On pourrait dire qu’entre le populisme et l’expertocratie, seul le débat méthodique peut créer un maillon, et redonner le pouvoir au peuple tout en établissant les garde-fous voulus.

Essayons de résumer l’enjeu :

- On admet qu’en droit, il faut que de grandes décisions – sur les choix énergétiques, sanitaires, stratégiques, voire sociétaux – soient prises collectivement.

- Pour que ces décisions n’obéissent pas aux simples opinions et à la manipulation du plus fort, d’un groupe médiatique, d’un Parti politique dominant, d’un consortium industriel, etc., il faut un débat ouvert, où des points de vue minoritaires puissent s’exprimer – y compris ceux de l’extrême-gauche et de l’extrême-droite protestataires.

- Pour éviter la cacophonie, il faut néanmoins une méthode, une façon d’organiser les débats, d’introduire les éléments de compréhension préalables.
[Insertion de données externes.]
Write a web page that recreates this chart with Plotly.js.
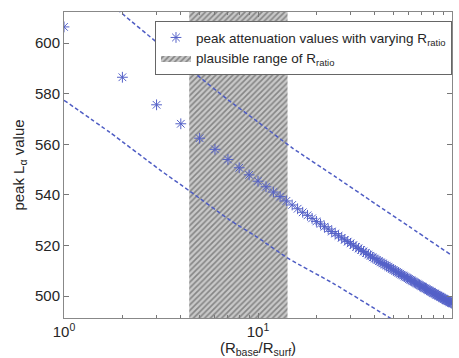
<!DOCTYPE html>
<html>
<head>
<meta charset="utf-8">
<script src="https://cdn.plot.ly/plotly-3.0.1.min.js"></script>
<style>
  html, body { margin: 0; padding: 0; background: #ffffff; }
  #chart { width: 459px; height: 358px; }
</style>
</head>
<body>
<div id="chart"></div>
<script>
// R_base / R_surf ratios that were evaluated
const ratio = [
  1, 2, 3, 4, 5, 6, 7, 8, 9, 10,
  11, 12, 13, 14, 15, 16, 17, 18, 19, 20,
  21, 22, 23, 24, 25, 26, 27, 28, 29, 30,
  31, 32, 33, 34, 35, 36, 37, 38, 39, 40,
  41, 42, 43, 44, 45, 46, 47, 48, 49, 50,
  51, 52, 53, 54, 55, 56, 57, 58, 59, 60,
  61, 62, 63, 64, 65, 66, 67, 68, 69, 70,
  71, 72, 73, 74, 75, 76, 77, 78, 79, 80,
  81, 82, 83, 84, 85, 86, 87, 88, 89, 90,
  91, 92, 93, 94, 95, 96, 97, 98, 99, 100
];

// peak L_alpha value obtained for each ratio
const peakValue = [
  606.4, 586.5, 575.6, 568.1, 562.4, 558.0, 554.0, 550.7, 547.9, 545.4,
  543.2, 541.1, 539.3, 537.6, 536.0, 534.5, 533.1, 531.9, 530.7, 529.5,
  528.5, 527.4, 526.5, 525.5, 524.7, 523.8, 523.0, 522.2, 521.5, 520.8,
  520.1, 519.4, 518.8, 518.2, 517.6, 517.0, 516.4, 515.9, 515.3, 514.8,
  514.3, 513.8, 513.3, 512.9, 512.4, 512.0, 511.5, 511.1, 510.7, 510.3,
  509.9, 509.5, 509.2, 508.8, 508.4, 508.1, 507.7, 507.4, 507.1, 506.7,
  506.4, 506.1, 505.8, 505.5, 505.2, 504.9, 504.6, 504.3, 504.0, 503.8,
  503.5, 503.2, 503.0, 502.7, 502.4, 502.2, 501.9, 501.7, 501.5, 501.2,
  501.0, 500.8, 500.5, 500.3, 500.1, 499.9, 499.7, 499.5, 499.2, 499.0,
  498.8, 498.6, 498.4, 498.2, 498.0, 497.9, 497.7, 497.5, 497.3, 497.1
];

// upper and lower bounding curves (dashed)
const upperX = [1, 2, 3, 4.5, 7, 10, 15, 25, 40, 60, 100];
const upperY = [632.2, 611.6, 600.4, 589.4, 577.6, 568.8, 558.6, 547.2, 536.6, 527.5, 516.0];
const lowerX = [1, 1.73, 3.13, 4.46, 7.17, 9.84, 14.3, 24.4, 45.2, 100];
const lowerY = [577.4, 564.6, 549.8, 541.4, 530.0, 523.4, 514.9, 505.0, 492.5, 476.5];

// plausible span of the ratio
const plausibleRange = [4.42, 14.2];

// axis extents and tick labels
const xRange = [1, 100];
const yRange = [491.3, 612.3];
const xTickVals = [1, 10, 100];
const xTickText = ['10<sup>0</sup>', '10<sup>1</sup>', '10<sup>2</sup>'];
const xMinorVals = [2, 3, 4, 5, 6, 7, 8, 9, 20, 30, 40, 50, 60, 70, 80, 90];
const yTickVals = [500, 520, 540, 560, 580, 600];

const markColor = '#5461c8';
const lineColor = '#4f5dc4';
const textColor = '#262626';
const font = 'Liberation Sans, Arial, Helvetica, sans-serif';

const traces = [
  {
    type: 'scatter',
    mode: 'lines',
    x: [plausibleRange[0], plausibleRange[1], plausibleRange[1], plausibleRange[0], plausibleRange[0]],
    y: [yRange[0], yRange[0], yRange[1], yRange[1], yRange[0]],
    fill: 'toself',
    fillcolor: '#b4b4b4',
    fillpattern: { shape: '/', size: 4, solidity: 0.4, fgcolor: '#858585', bgcolor: '#c9c9c9' },
    line: { width: 0, color: 'rgba(0,0,0,0)' },
    name: 'plausible range of R<sub>ratio</sub>',
    legendrank: 2,
    hoverinfo: 'skip'
  },
  {
    type: 'scatter',
    mode: 'lines',
    x: upperX,
    y: upperY,
    line: { color: lineColor, width: 1.5, dash: '4px,2.5px', shape: 'spline', smoothing: 0.6 },
    showlegend: false
  },
  {
    type: 'scatter',
    mode: 'lines',
    x: lowerX,
    y: lowerY,
    line: { color: lineColor, width: 1.5, dash: '4px,2.5px', shape: 'spline', smoothing: 0.6 },
    showlegend: false
  },
  {
    type: 'scatter',
    mode: 'markers',
    x: ratio,
    y: peakValue,
    marker: { symbol: 'asterisk-open', size: 9, color: markColor, line: { color: markColor, width: 1 } },
    name: 'peak attenuation values with varying R<sub>ratio</sub>',
    legendrank: 1
  }
];

const layout = {
  width: 459,
  height: 358,
  margin: { l: 64, r: 7, t: 12, b: 40 },
  paper_bgcolor: '#ffffff',
  plot_bgcolor: '#ffffff',
  font: { family: font, size: 15, color: textColor },
  showlegend: true,
  legend: {
    x: 0.2345, y: 0.97, xanchor: 'left', yanchor: 'top',
    bgcolor: '#ffffff', bordercolor: '#666666', borderwidth: 1,
    font: { family: font, size: 13.5, color: textColor },
    traceorder: 'normal'
  },
  xaxis: {
    type: 'log',
    range: [Math.log10(xRange[0]), Math.log10(xRange[1])],
    tickvals: xTickVals,
    ticktext: xTickText,
    ticks: 'inside', ticklen: 5, tickcolor: '#777777',
    minor: { tickvals: xMinorVals, ticks: 'inside', ticklen: 3, tickcolor: '#777777' },
    showline: true, linecolor: '#888888', linewidth: 1, mirror: 'ticks',
    showgrid: false, zeroline: false,
    tickfont: { family: font, size: 15, color: textColor },
    title: { text: '(R<sub>base</sub>/R<sub>surf</sub>)', font: { family: font, size: 15, color: textColor }, standoff: 2 }
  },
  yaxis: {
    range: yRange,
    tickvals: yTickVals,
    ticks: 'inside', ticklen: 5, tickcolor: '#777777',
    showline: true, linecolor: '#888888', linewidth: 1, mirror: 'ticks',
    showgrid: false, zeroline: false,
    tickfont: { family: font, size: 15, color: textColor },
    title: { text: 'peak L<sub>α</sub> value', font: { family: font, size: 15, color: textColor }, standoff: 6 }
  }
};

Plotly.newPlot('chart', traces, layout, { staticPlot: true, displayModeBar: false });
</script>
</body>
</html>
- Une fois ce débat ayant eu lieu, on suppose – chaque individu disposant d’un minimum de raison – que les citoyens seront en mesure d’opérer un choix éclairé. Il est alors réaliste de remettre la décision entre leurs mains. Non seulement le pouvoir souverain du peuple est légitime en démocratie, mais il devient responsable et éclairé après le débat. On trouve un exemple concret de cette affirmation dans les "Conférences de citoyens", qui montrent comment des personnes de tous niveaux culturels peuvent se réapproprier des questions hautement techniques, et donner un avis éclairé. (A ce sujet, voir M. Callon, P. Lascoumes, Y. Barthes, Agir dans un monde incertain, coll. La couleur des idées, Le Seuil. Cet ouvrage fondamental montre comment mettre en place plus de démocratie dans les débats science/société, mais on peut étendre les méthodes éprouvées à d’autres domaines.)

Avec ces arguments et exemples, les préventions contre l’exercice de ce pouvoir populaire tombent.

Ainsi, il me semble qu’en droit, la nécessité du débat méthodique et son articulation avec un projet de démocratie participative est établi.